We would have gotten away w/out installing a tempering valve around here if the rough-in had been signed off prior to the code revision requiring tempering valves on all non pressure balanced or non thermostatic tub valves.

As a compromise, ask the Inspector if he/should would accept the installation of a tempering valve on the HW tank in lieu of one installed on the soaker tub.


----------



## RealLivePlumber (Jun 22, 2008)

They have to enforce the code that was in effect at the time the permit was issued.


----------



## Michaelcookplum (May 1, 2011)

Inspectors around here started enforcing that about two years ago. We usually do them in the rough stage or when the jacuzzi/soaking tub is set. I have put them at the heater before and the inspector had been satisfied.


----------



## Michaelcookplum (May 1, 2011)

Always have ran t&p line to pan.


----------



## RealLivePlumber (Jun 22, 2008)

Yah, isn't government great. Temper the water to an 80 gallon tub, so it's cold by the time it's full.

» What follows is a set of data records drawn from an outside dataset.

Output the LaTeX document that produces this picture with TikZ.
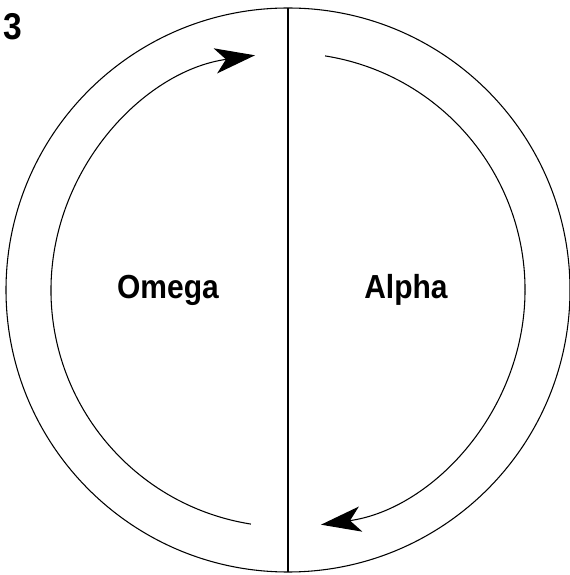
\documentclass[tikz,border=0pt]{standalone}
\usepackage{fontspec}
\setmainfont{Liberation Sans}[FakeStretch=0.9]
\usetikzlibrary{arrows.meta}

\begin{document}
\begin{tikzpicture}[x=0.75pt, y=0.75pt]
  \tikzset{ring/.style={line width=0.8pt},
           flow/.style={line width=0.8pt, -{Stealth[length=30pt, width=19pt, inset=8pt]}},
           lbl/.style={font=\fontsize{25}{30}\selectfont\bfseries}}
  \useasboundingbox (0,0) rectangle (570,575);

  % Outer circle and divider
  \coordinate (c) at (288,285);
  \draw[ring] (c) circle (282);
  \coordinate (top) at (288,567);
  \coordinate (bot) at (288,3);
  \draw[line width=1pt] (top) -- (bot);

  % Inner arrows
  \draw[flow] ([shift={(261:237)}]c) arc[start angle=261, end angle=98, radius=237];
  \draw[flow] ([shift={(81:237)}]c) arc[start angle=81, end angle=-82, radius=237];

  % Labels
  \node[lbl] (omega) at (168,285) {Omega};
  \node[lbl] (alpha) at (406,285) {Alpha};
  \node[lbl, font=\fontsize{28}{32}\selectfont\bfseries] (num) at (13,548) {3};
\end{tikzpicture}
\end{document}
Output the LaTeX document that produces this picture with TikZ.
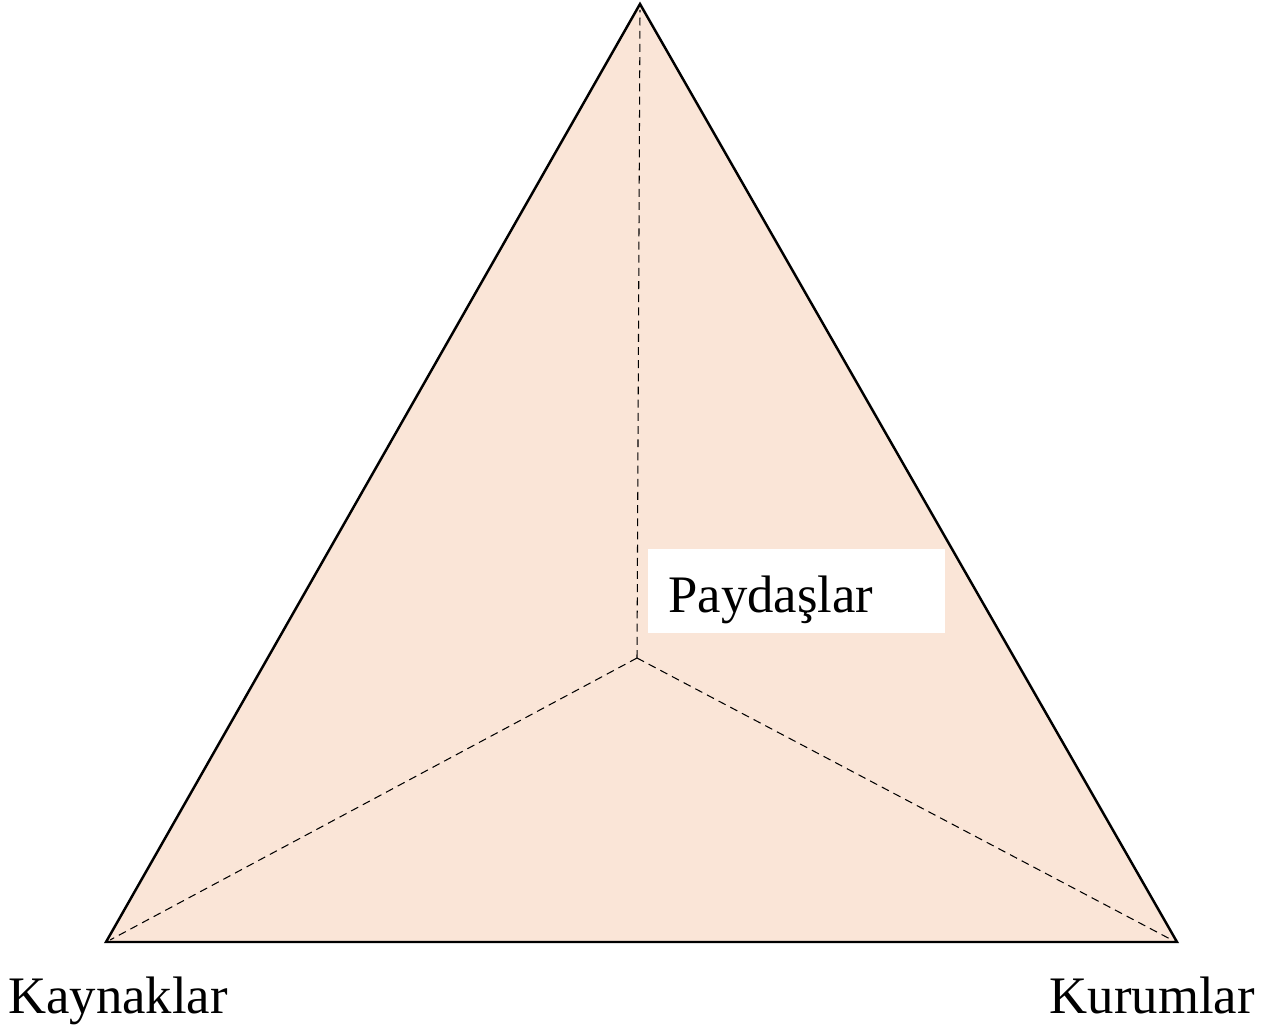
\documentclass[tikz,border=0pt]{standalone}
\usepackage{fontspec}
\setmainfont{Liberation Serif}
\definecolor{peach}{RGB}{250,229,215}
\tikzset{
  side/.style={line width=1.4pt, line join=miter},
  spoke/.style={line width=0.6pt, dash pattern=on 4.5pt off 3pt},
  lbl/.style={font=\fontsize{30}{36}\selectfont, inner sep=0pt}
}
\begin{document}
\begin{tikzpicture}[x=0.02cm, y=-0.02cm]
\useasboundingbox (0,0) rectangle (1263,1030);
\coordinate (top) at (640,4);
\coordinate (left) at (106,942);
\coordinate (right) at (1177,942);
\coordinate (mid) at (637,658);

\draw[side, fill=peach] (top) -- (right) -- (left) -- cycle;
\draw[spoke] (mid) -- (640,10);
\draw[spoke] (mid) -- (110,940);
\draw[spoke] (mid) -- (1172,940);

\node[lbl, fill=white, anchor=north west, text height=1.26cm, text depth=0.42cm,
      text width=5.14cm, inner xsep=0.4cm, align=left] (stake) at (648,549) {Paydaşlar};
\node[lbl, anchor=base west] (res) at (8,1013) {Kaynaklar};
\node[lbl, anchor=base east] (inst) at (1255,1013) {Kurumlar};
\end{tikzpicture}
\end{document}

Prolly because some doosch sued someone........

Or some schmo code writer thought it was a good idea, as he sat behind his desk......


----------



## deerslayer (Mar 29, 2012)

Michaelcookplum said:


> Always have ran t&p line to pan.


 
That voids most heater warranties due to bottoms rusting out if it drips. Although you can tie them in to the drain serving the pan.


----------



## Michaelcookplum (May 1, 2011)

deerslayer said:


> That voids most heater warranties due to bottoms rusting out if it drips. Although you can tie them in to the drain serving the pan.


Agreed, that's just what is done around here.


----------



## rjbphd (Feb 5, 2010)

Michaelcookplum said:


> Agreed, that's just what is done around here.


 If you do that, will you ever know if the t&p leaking??


----------



## Michaelcookplum (May 1, 2011)

rjbphd said:


> If you do that, will you ever know if the t&p leaking??


When the HO calls


----------



## Tommy plumber (Feb 19, 2010)

smoldrn said:


> Has anyone run into this? One of our shake & bake inspectors here notified the builder that there had to be a mixing valve installed on the whirpool for his final. *The house was roughed & finished 2* *years ago*, but the builder just finally sold it.
> They keep changing stuff & not notifying the plumbers. Recently, they said they wanted the blow off from the wh piped back to the pan instead of outside. I just shake my head & laugh.


 






Didn't it pass a final inspection already? So now that it's selling, it has to be brought up to current code?

Per my code, a bidet cannot have hot water more than 110 F. Other fixtures maximum hot water temp. is 120 F. If a child gets scalded, guess who will get sued.


----------



## Widdershins (Feb 5, 2011)

RealLivePlumber said:


> Yah, isn't government great. Temper the water to an 80 gallon tub, so it's cold by the time it's full.
> 
> Prolly because some doosch sued someone........
> 
> Or some schmo code writer thought it was a good idea, as he sat behind his desk......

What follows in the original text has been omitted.